The Court identified the factors that drive the analysis. Most important is whether the entity was created as a corporation with the “traditional corporate powers to sue and be sued, hold property, make contracts, and incur debt.” Also critical is whether the entity is described as a separate legal entity under the relevant state’s laws or is liable for its own judgments. The Court characterized a factor that some lower courts previously relied on—the degree of control which the State exerts over the entity—as a secondary consideration that should be used with caution, noting that “gauging actual control” can be a “perilous” and “unreliable” inquiry.
Applying these factors to NJ Transit, the Court held that it is not an arm of the state of New Jersey. The Court noted that NJ Transit is “a body corporate and politic with corporate succession” under NJ state law and is explicitly referred to as a “corporation” in its founding legislation. Further, the State of New Jersey granted NJ Transit the traditional powers of a corporation: “to make its own by-laws; sue and be sued; enter into contracts; acquire or deal in and with real or personal property; raise funds from fares, gifts, grants, or loans; own and control any corporate entity acquired or formed to carry out its objectives; adopt rules and regulations as necessary; and exercise eminent domain powers.” Also relevant is the fact that NJ Transit’s debt is not debt of the State, and that any liability that the corporation incurred was its own (and thus was not attributable to or guaranteed by the State of New Jersey).
NJ Transit’s financial relationship with the State had less relevance because “a State cannot lose its sovereign immunity by ‘requir[ing] a third party to reimburse it’ (such as by buying insurance)” just the same as an entity cannot suddenly enjoy immunity “simply by a State agreeing to ‘pick up the tab’ (such as by choosing to indemnify the entity).” The Court recognized that the State of New Jersey exercised substantial control over NJ Transit—the Government has appointment removal powers; the State’s Commission of Transportation chairs the Board; and the Governor has veto power over Board action—but found that this level of control did not change the analysis, because NJ Transit is a legally separate corporation responsible for its own liabilities. All told, the Court made clear its reluctance to rely on the factual idiosyncrasies of an entity’s particular relationship with the state, given that such reliance risks “arbitrary distinctions and inconsistent treatment of the same entity.”

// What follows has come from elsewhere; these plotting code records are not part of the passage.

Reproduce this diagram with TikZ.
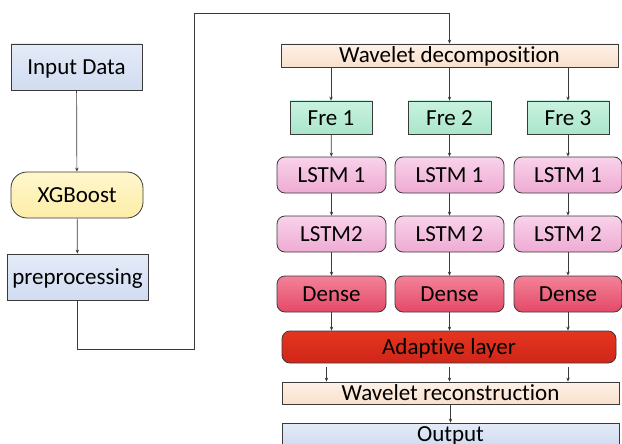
\documentclass[tikz,border=0pt]{standalone}
\usepackage{fontspec}
\setmainfont[Ligatures={NoCommon,NoRequired,NoContextual}]{Carlito}
\usetikzlibrary{arrows.meta}

\definecolor{edgegray}{HTML}{3A3A3A}
\definecolor{bluetop}{HTML}{E4EBF8}\definecolor{bluebot}{HTML}{D1DCF1}
\definecolor{yeltop}{HTML}{FFF7CC}\definecolor{yelbot}{HTML}{FDEDA8}
\definecolor{peachtop}{HTML}{FDF1E7}\definecolor{peachbot}{HTML}{FAE0CC}
\definecolor{minttop}{HTML}{C8F2E0}\definecolor{mintbot}{HTML}{ABE6CA}
\definecolor{pinktop}{HTML}{F9D2EA}\definecolor{pinkbot}{HTML}{EEABD3}
\definecolor{densetop}{HTML}{F38298}\definecolor{densebot}{HTML}{E44968}
\definecolor{redtop}{HTML}{E4351F}\definecolor{redbot}{HTML}{D02519}

\tikzset{
    every node/.style={draw=edgegray, line width=.8pt, inner sep=0pt,
        text height=15pt, text depth=0pt,
        font=\fontsize{23}{27}\selectfont},
    blk/.style 2 args={minimum width=#1pt, minimum height=#2pt},
    rblk/.style 2 args={blk={#1}{#2}, rounded corners=8pt},
    blue/.style={top color=bluetop, bottom color=bluebot},
    peach/.style={top color=peachtop, bottom color=peachbot},
    mint/.style={top color=minttop, bottom color=mintbot},
    pink/.style={top color=pinktop, bottom color=pinkbot},
    dense/.style={top color=densetop, bottom color=densebot},
    arr/.style={draw=edgegray, line width=.7pt, -{Stealth[length=4pt, width=3.4pt]}}
}

\begin{document}
\begin{tikzpicture}[x=1pt, y=-1pt]
        \clip (0,0) rectangle (622,444);
        % left chain
        \node (inp) [blk={131}{46}, blue] at (76.5, 67) {Input Data};
        \node (xgb) [blk={132}{46}, rounded corners=16pt, top color=yeltop, bottom color=yelbot] at (77, 195) {XGBoost};
        \node (prep) [blk={141}{46}, blue] at (77.5, 277) {preprocessing};
        % decomposition
        \node (wdec) [blk={337}{23}, peach] at (449.5, 55.5) {Wavelet decomposition};
        \node (fre1) [blk={82}{33}, mint] at (331, 117.5) {Fre 1};
        \node (fre2) [blk={83}{33}, mint] at (449.5, 117.5) {Fre 2};
        \node (fre3) [blk={82}{33}, mint] at (568, 117.5) {Fre 3};
        \node (la1) [rblk={109}{36}, pink] at (331.5, 175) {LSTM 1};
        \node (la2) [rblk={109}{36}, pink] at (449.5, 175) {LSTM 1};
        \node (la3) [rblk={108}{36}, pink] at (568, 175) {LSTM 1};
        \node (lb1) [rblk={109}{36}, pink] at (331.5, 234) {LSTM2};
        \node (lb2) [rblk={109}{36}, pink] at (449.5, 234) {LSTM 2};
        \node (lb3) [rblk={108}{36}, pink] at (568, 234) {LSTM 2};
        \node (d1) [rblk={109}{36}, dense] at (331.5, 294) {Dense};
        \node (d2) [rblk={109}{36}, dense] at (449.5, 294) {Dense};
        \node (d3) [rblk={108}{36}, dense] at (568, 294) {Dense};
        \node (adapt) [rblk={334}{32}, top color=redtop, bottom color=redbot] at (449, 347) {Adaptive layer};
        \node (wrec) [blk={337}{22}, peach] at (450.5, 393) {Wavelet reconstruction};
        \node (out) [blk={337}{22}, blue] at (450.5, 434) {Output};
        \coordinate (lowturn) at (194.5, 349);
        \coordinate (topturn) at (194.5, 13);

        \draw[arr] (inp) -- (xgb);
        \draw[arr] (xgb) -- (prep);
        \draw[arr] (prep.south) |- (lowturn) -- (topturn) -| (wdec.north);
        \foreach \i in {1,2,3} {
                \draw[arr] (fre\i.north |- wdec.south) -- (fre\i.north);
                \draw[arr] (fre\i) -- (la\i);
                \draw[arr] (la\i) -- (lb\i);
                \draw[arr] (lb\i) -- (d\i);
                \draw[arr] (d\i.south) -- (d\i.south |- adapt.north);
        }
        \draw[arr] ([xshift=-5pt, yshift=-4pt]adapt.south -| d1) -- ([xshift=-5pt]wrec.north -| d1);
        \draw[arr] ([yshift=-4pt]adapt.south -| d2) -- (wrec.north -| d2);
        \draw[arr] ([yshift=-4pt]adapt.south -| d3) -- (wrec.north -| d3);
        \draw[arr] (wrec) -- (out);
\end{tikzpicture}
\end{document}
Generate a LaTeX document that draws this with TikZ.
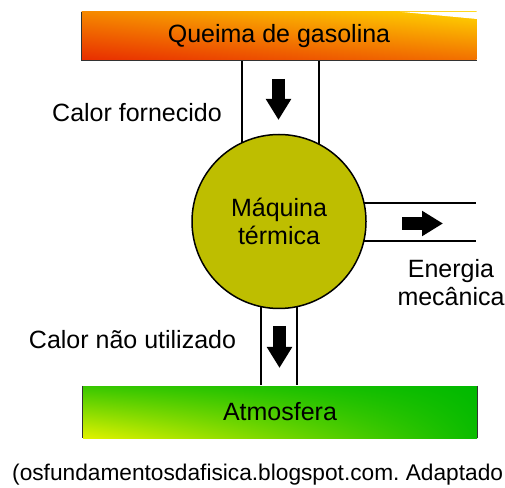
\documentclass[tikz,border=0pt]{standalone}
\usepackage{fontspec}
\setmainfont{Liberation Sans}
\usetikzlibrary{arrows.meta, backgrounds, shadings}
\definecolor{olive}{RGB}{190, 190, 0}
\definecolor{fire}{RGB}{232, 45, 0}
\definecolor{flame}{RGB}{245, 135, 0}
\definecolor{ember}{RGB}{242, 112, 0}
\definecolor{sun}{RGB}{255, 212, 0}
\definecolor{leaf}{RGB}{0, 185, 0}
\definecolor{lime}{RGB}{225, 242, 0}

\tikzset{
  label text/.style={font=\fontsize{25}{28}\selectfont, inner sep=0, align=center},
  channel/.style={line width=1.5},
  flow/.style={line width=13.5, -{Triangle[width=24, length=21]}}
}

\begin{document}
\frenchspacing
\begin{tikzpicture}[x=1pt, y=1pt]
  \useasboundingbox (0, 0) rectangle (505, 487);

  \node[label text, minimum width=395, minimum height=48, upper left=flame, upper right=sun, lower left=fire, lower right=ember] (fuel) at (279, 451) {Queima de gasolina};
  \fill[white] (400, 475.2) -- (477, 475.2) -- (477, 468) -- cycle;
  \draw[black!80, line width=0.8] (fuel.north west) -- (fuel.south west) -- (fuel.south east);

  \node[label text, minimum width=394, minimum height=52, upper left=leaf!75!lime, upper right=leaf, lower left=lime, lower right=leaf!95!lime] (air) at (280, 75) {Atmosfera};
  \draw[black!80, line width=0.8] (air.north west) -- (air.south west);
  \draw[black!80, line width=0.8] (air.north east) -- (air.south east);

  \node[label text, circle, draw, line width=1.5, fill=olive, minimum size=174] (machine) at (279, 265.5) {Máquina\\térmica};
  \coordinate (work) at (476, 265.5);

  \begin{scope}[on background layer]
    \draw[channel] ([xshift=-37]fuel.south) -- ([xshift=-37]machine.center);
    \draw[channel] ([xshift=40]fuel.south) -- ([xshift=40]machine.center);
    \draw[channel] ([xshift=-18]machine.center) -- ([xshift=-18, yshift=1]air.north -| machine.center);
    \draw[channel] ([xshift=18]machine.center) -- ([xshift=18, yshift=1]air.north -| machine.center);
    \draw[channel] ([yshift=18.5]machine.center) -- ([yshift=18.5]work);
    \draw[channel] ([yshift=-19.5]machine.center) -- ([yshift=-19.5]work);
  \end{scope}

  \draw[flow] (278.5, 408) -- (278.5, 367);
  \draw[flow] (402, 263.5) -- (443, 263.5);
  \draw[flow] (279.5, 161) -- (279.5, 119);

  \node[label text] (heatin) at (137, 374) {Calor fornecido};
  \node[label text] (heatout) at (132.5, 147) {Calor não utilizado};
  \node[label text] (mech) at (451, 204) {Energia\\mecânica};

  \node[font=\fontsize{22.7}{27}\selectfont, inner sep=0, anchor=west] (source) at (12, 12) {(osfundamentosdafisica.blogspot.com. Adaptado};

\end{tikzpicture}
\end{document}
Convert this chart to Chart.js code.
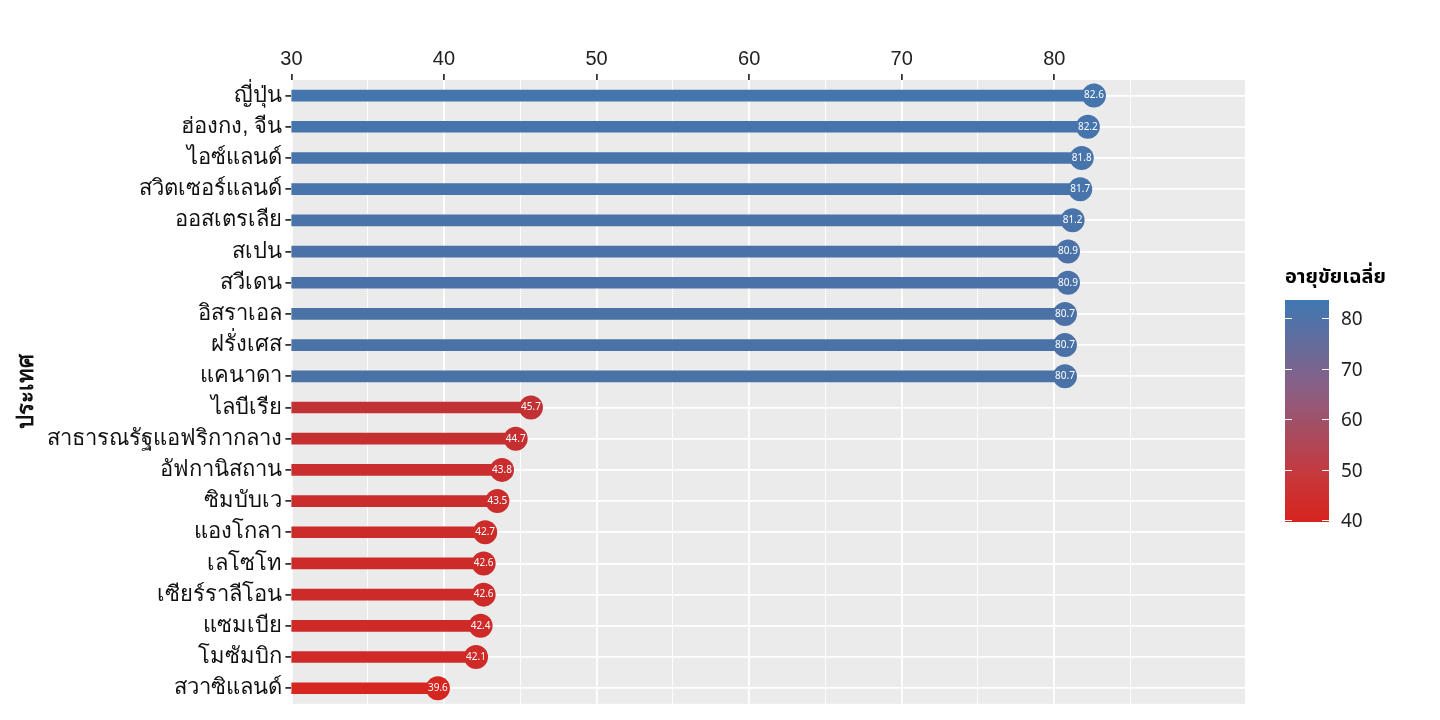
<!DOCTYPE html>
<html><head><meta charset="utf-8">
<script src="https://cdn.jsdelivr.net/npm/chart.js@4"></script>
<style>
body{margin:0;background:#fff;font-family:"Noto Sans","Noto Sans Thai",sans-serif}
#wrap{position:relative;width:1440px;height:720px}
#legend{position:absolute;left:1285px;top:262px;font-size:20px}
#legend .t{font-weight:bold;margin-bottom:8px}
#bar{position:absolute;left:0;top:38px;width:44px;height:222px;background:linear-gradient(to bottom,#3f78b2 0%,#8a5f84 40%,#c8373a 80%,#d7231d 100%)}
.lb{position:absolute;left:56px;font-size:19px;color:#222;line-height:26px}
.tk{position:absolute;height:1px;width:7px;background:#fff}
</style></head><body>
<div id="wrap">
<canvas id="c" width="1440" height="720"></canvas>
<div id="legend"><div class="t">อายุขัยเฉลี่ย</div><div id="bar"></div></div>
</div>
<script>
const countries = ['ญี่ปุ่น','ฮ่องกง, จีน','ไอซ์แลนด์','สวิตเซอร์แลนด์','ออสเตรเลีย','สเปน','สวีเดน','อิสราเอล','ฝรั่งเศส','แคนาดา','ไลบีเรีย','สาธารณรัฐแอฟริกากลาง','อัฟกานิสถาน','ซิมบับเว','แองโกลา','เลโซโท','เซียร์ราลีโอน','แซมเบีย','โมซัมบิก','สวาซิแลนด์'];
const lifeExp = [82.6,82.2,81.8,81.7,81.2,80.9,80.9,80.7,80.7,80.7,45.7,44.7,43.8,43.5,42.7,42.6,42.6,42.4,42.1,39.6];
const legendTicks = [80,70,60,50,40];

// สีตามค่า: 40 = แดง, 84 = น้ำเงิน
function colorFor(v) {
    const t = Math.max(0, Math.min(1, (v - 40) / 44));
    const a = [214, 38, 32], b = [63, 120, 178];
    const c = a.map((x, i) => Math.round(x + (b[i] - x) * t));
    return `rgb(${c.join(',')})`;
}
const cols = lifeExp.map(colorFor);

// legend ticks
const bar = document.getElementById('bar');
legendTicks.forEach(v => {
    const y = 38 + (84 - v) / 44 * 222 - 2;
    const l = document.createElement('div');
    l.className = 'lb'; l.textContent = v; l.style.top = (y - 13) + 'px';
    document.getElementById('legend').appendChild(l);
    ['0px', '37px'].forEach(x => {
        const t = document.createElement('div');
        t.className = 'tk'; t.style.left = x; t.style.top = (y - 38) + 'px';
        bar.appendChild(t);
    });
});

const pointLabels = {
    id: 'pointLabels',
    afterDatasetsDraw(chart) {
        const ctx = chart.ctx;
        const meta = chart.getDatasetMeta(1);
        ctx.save();
        ctx.fillStyle = '#fff';
        ctx.font = '10px "Noto Sans"';
        ctx.textAlign = 'center';
        ctx.textBaseline = 'middle';
        meta.data.forEach((p, i) => ctx.fillText(lifeExp[i].toFixed(1), p.x, p.y));
        ctx.restore();
    }
};

const bgPlugin = {
    id: 'bg',
    beforeDraw(chart) {
        const a = chart.chartArea, ctx = chart.ctx;
        ctx.save(); ctx.fillStyle = '#ebebeb';
        ctx.fillRect(a.left, a.top, a.right - a.left, a.bottom - a.top);
        ctx.restore();
    }
};

new Chart(document.getElementById('c'), {
    data: {
        labels: countries,
        datasets: [
            { type: 'bar', data: lifeExp, backgroundColor: cols, barThickness: 11 },
            { type: 'line', data: lifeExp, showLine: false, pointRadius: 12, pointHoverRadius: 12,
              pointBackgroundColor: cols, pointBorderWidth: 0 }
        ]
    },
    options: {
        indexAxis: 'y',
        responsive: false,
        animation: false,
        layout: { padding: { top: 44, right: 195, bottom: 8, left: 10 } },
        plugins: { legend: { display: false }, tooltip: { enabled: false } },
        scales: {
            x: {
                position: 'top', min: 30, max: 92.5,
                ticks: { stepSize: 5, color: '#222', font: { size: 20 },
                    callback: v => v % 10 === 0 ? v : '' },
                grid: { color: '#fff', lineWidth: c => c.tick && c.tick.value % 10 === 0 ? 1.8 : 0.9,
                    tickLength: 6, tickColor: c => c.tick && c.tick.value % 10 === 0 ? '#333' : 'rgba(0,0,0,0)' },
                border: { display: false }
            },
            y: {
                ticks: { color: '#111', font: { size: 22 } },
                grid: { color: '#fff', lineWidth: 1.8, offset: false, tickLength: 6, tickColor: '#333' },
                border: { display: false },
                title: { display: true, text: 'ประเทศ', color: '#111', font: { size: 22, weight: 'bold' } }
            }
        }
    },
    plugins: [bgPlugin, pointLabels]
});
</script>
</body></html>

The fact that NJ Transit was created to serve “public and essential governmental functions” likewise did not alter the analysis because the relevant question is whether NJ Transit was created to do so as an extension of the state or as a separate legal entity. Finally, the Court expressly rejected the request of amicus States to adopt a brightline rule that the analysis should turn on how a State characterizes the entity because an entity may be characterized multiple ways depending on the circumstances, which would not promote predictability or consistent outcomes.
Galette v. New Jersey Transit Corp. provides some clarity to State-adjacent entities when assessing whether they are entitled to immunity. Courts will look primarily to the formal legal structure of the entity, whether it holds traditional corporate powers, and how the entity is described under state law. The degree of practical control the State exercises over the entity is not irrelevant, but it plays a secondary role in the analysis.